I bet the SWAT teams say that with hostages and Stockholm syndrome:
"ready for entry"
"nar look they want to be together they are so happy!"
Flippant - yes. But in both cases there is a known psychological response towards someone with power which is not normal by any stretch of the imagination. If it is normal then you would be saying you'd be happy to do the same or happy for a 14-15 year old daughter of yours to be running off with a teacher.
Well, as for psychological responses to people in positions of power, I think they are entirely normal. Just because the responses to positions of power such as kidnappers aren't normal doesn't mean that people don't respond to power in other settings - why else would being an 'alpha male' be an advisable strategy for picking up women?

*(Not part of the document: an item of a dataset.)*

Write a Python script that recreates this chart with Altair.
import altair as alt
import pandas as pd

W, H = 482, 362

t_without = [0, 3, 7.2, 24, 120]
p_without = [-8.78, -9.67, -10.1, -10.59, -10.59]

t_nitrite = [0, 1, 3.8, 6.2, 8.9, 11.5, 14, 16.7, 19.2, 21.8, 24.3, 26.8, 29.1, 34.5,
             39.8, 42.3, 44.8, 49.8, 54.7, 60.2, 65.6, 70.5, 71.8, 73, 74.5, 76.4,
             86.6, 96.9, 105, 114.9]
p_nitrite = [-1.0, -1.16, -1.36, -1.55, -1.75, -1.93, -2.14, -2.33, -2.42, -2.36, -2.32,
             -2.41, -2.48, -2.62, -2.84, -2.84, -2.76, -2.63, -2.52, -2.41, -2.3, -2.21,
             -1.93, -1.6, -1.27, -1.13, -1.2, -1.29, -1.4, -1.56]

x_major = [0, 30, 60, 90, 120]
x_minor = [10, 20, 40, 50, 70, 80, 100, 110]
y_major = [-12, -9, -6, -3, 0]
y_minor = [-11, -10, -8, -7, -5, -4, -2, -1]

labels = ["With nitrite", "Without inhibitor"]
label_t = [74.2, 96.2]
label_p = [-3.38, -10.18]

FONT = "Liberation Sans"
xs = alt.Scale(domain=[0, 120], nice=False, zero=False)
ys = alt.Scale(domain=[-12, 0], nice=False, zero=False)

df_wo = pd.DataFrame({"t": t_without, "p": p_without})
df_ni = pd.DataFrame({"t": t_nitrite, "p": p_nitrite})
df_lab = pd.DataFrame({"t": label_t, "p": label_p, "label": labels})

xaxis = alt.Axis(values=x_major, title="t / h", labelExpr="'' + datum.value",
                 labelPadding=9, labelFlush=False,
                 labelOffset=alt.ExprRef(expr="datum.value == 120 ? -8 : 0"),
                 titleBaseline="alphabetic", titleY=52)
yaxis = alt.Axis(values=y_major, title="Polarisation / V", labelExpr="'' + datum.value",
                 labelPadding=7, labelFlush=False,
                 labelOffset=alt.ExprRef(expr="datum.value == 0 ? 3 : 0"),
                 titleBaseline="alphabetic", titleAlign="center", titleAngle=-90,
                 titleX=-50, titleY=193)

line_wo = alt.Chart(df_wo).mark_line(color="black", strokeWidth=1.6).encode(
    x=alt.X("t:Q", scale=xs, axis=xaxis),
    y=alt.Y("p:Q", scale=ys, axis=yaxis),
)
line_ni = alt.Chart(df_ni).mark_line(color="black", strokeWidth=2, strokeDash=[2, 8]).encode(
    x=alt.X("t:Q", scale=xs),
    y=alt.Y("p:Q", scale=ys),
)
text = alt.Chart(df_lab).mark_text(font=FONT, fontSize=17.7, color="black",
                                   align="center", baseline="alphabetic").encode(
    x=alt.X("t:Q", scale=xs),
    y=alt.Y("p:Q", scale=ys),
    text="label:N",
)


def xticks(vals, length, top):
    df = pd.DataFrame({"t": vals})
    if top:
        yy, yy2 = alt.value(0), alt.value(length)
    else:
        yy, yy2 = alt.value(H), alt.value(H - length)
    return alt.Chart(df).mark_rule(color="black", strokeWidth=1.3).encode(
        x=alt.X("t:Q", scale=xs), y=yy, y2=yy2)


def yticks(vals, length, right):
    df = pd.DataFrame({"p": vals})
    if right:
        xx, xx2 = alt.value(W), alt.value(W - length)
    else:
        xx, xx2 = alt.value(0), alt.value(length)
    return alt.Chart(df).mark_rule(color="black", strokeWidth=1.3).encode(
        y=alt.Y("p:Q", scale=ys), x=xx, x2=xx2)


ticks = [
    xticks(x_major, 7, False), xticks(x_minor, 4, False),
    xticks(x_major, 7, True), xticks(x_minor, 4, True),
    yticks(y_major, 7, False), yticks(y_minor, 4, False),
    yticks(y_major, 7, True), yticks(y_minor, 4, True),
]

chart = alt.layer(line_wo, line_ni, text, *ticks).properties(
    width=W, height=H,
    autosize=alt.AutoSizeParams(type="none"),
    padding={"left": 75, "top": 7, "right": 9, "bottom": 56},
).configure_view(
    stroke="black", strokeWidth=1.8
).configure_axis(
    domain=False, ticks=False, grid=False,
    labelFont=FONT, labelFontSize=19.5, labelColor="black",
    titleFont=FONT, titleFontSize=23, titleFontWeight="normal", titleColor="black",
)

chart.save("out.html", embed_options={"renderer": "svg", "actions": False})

I cant say I would be thrilled at the prospect of my (imaginary) teenage daughter running off with a teacher, but that would be more due to missing her and being nervous over the personality of a man who I didn't know, and who I had no assurance felt about her the same way she felt about him, rather than concerned that the attraction on her part was somehow false or unnatural. I imagine most parents would feel those things with any boyfriend that their teenage daughter acquired though, be it teacher or classmate.
[edit: - so more to do with the running off than with the relationship itself. A teacher probably would worry me more than a classmate I have to admit, but that would be because I would have more reason to believe he was in it just to 'take advantage', but here in this case I don't think he can be accused of that.]

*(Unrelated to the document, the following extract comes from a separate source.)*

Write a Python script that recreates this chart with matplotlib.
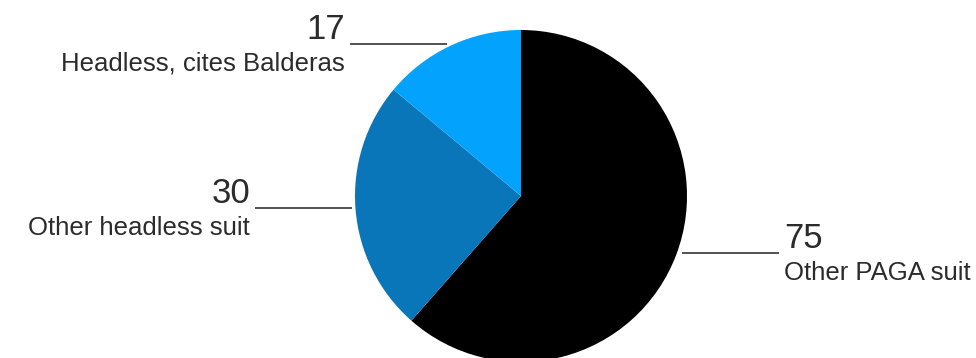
import numpy as np
import matplotlib
matplotlib.use("Agg")
import matplotlib.pyplot as plt

categories = ["Other PAGA suit", "Other headless suit", "Headless, cites Balderas"]
values = [75, 30, 17]
colors = ["#000000", "#0a76ba", "#03a3fd"]

W, H = 976, 358
fig = plt.figure(figsize=(W / 100, H / 100), dpi=100)
ax = fig.add_axes([0, 0, 1, 1])

cx, cy, r = 521, H - 196, 166
ax.pie(values, colors=colors, startangle=90, counterclock=False,
       center=(cx, cy), radius=r, frame=True,
       wedgeprops=dict(linewidth=0))
ax.set_xlim(0, W)
ax.set_ylim(0, H)
ax.set_aspect("equal")
ax.axis("off")

font = ["Liberation Sans", "DejaVu Sans"]
tc = "#2b2b2b"
# label layout: (line y in pixels from top, side, pie-edge x)
layout = {
    "Headless, cites Balderas": (44, "left", 447),
    "Other headless suit": (208, "left", 352),
    "Other PAGA suit": (253, "right", 682),
}
line_len = 97
for cat, val in zip(categories, values):
    ly, side, edge_x = layout[cat]
    y = H - ly
    if side == "left":
        x0, x1 = edge_x - line_len, edge_x
        tx, ha = x0 - 5, "right"
    else:
        x0, x1 = edge_x, edge_x + line_len
        tx, ha = x1 + 5, "left"
    ax.plot([x0, x1], [y, y], color="#333333", lw=1.2, solid_capstyle="butt")
    ax.text(tx, y + 5, str(val), ha=ha, va="baseline", fontsize=25,
            family=font, color=tc)
    ax.text(tx, y - 8, cat, ha=ha, va="top", fontsize=18.5,
            family=font, color=tc)

fig.savefig("out.png", dpi=100, facecolor="white")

By that token should all rich married people be forgiven of any crime?
No, but then for some crimes there is a chance that you won't be found out so the perpetrator could tell themselves that they can have their cake an eat it, but in this case any vaguely aware person would know that they would be found out (and if he thought he wouldn't be then that would be naivety indicating grounds for diminishing responsibility to me!). But I suppose all I'm really trying to say here is that this isn't a classic sort of 'older person takes advantage of young person who doesn't know what they're doing, what a horrible person' sort of case - personally I don't feel any moral or ethical revulsion towards the man, maybe because the circumstances of the case indicate that he wasn't just there for quick sex (assuming that's actually what went on, when it might not have done, who knows) followed by leaving a distressed teenager to deal with any consequences - he must have had emotional ties as well as her.
I can see the arguments for having the law set in stone and the need to prosecute all those who break the law, and I do agree. However, that does not mean that I agree entirely with the law, it's definitions, and it's ethical suppositions.
So I can see why breaking the law must be discouraged, but I can't personally see any reasons in this case for disliking the man himself, or thinking that he has done anything wrong. I just feel sorry for him that he was in a place where this seemed like a good idea, and that it almost certainly won't work out well for him.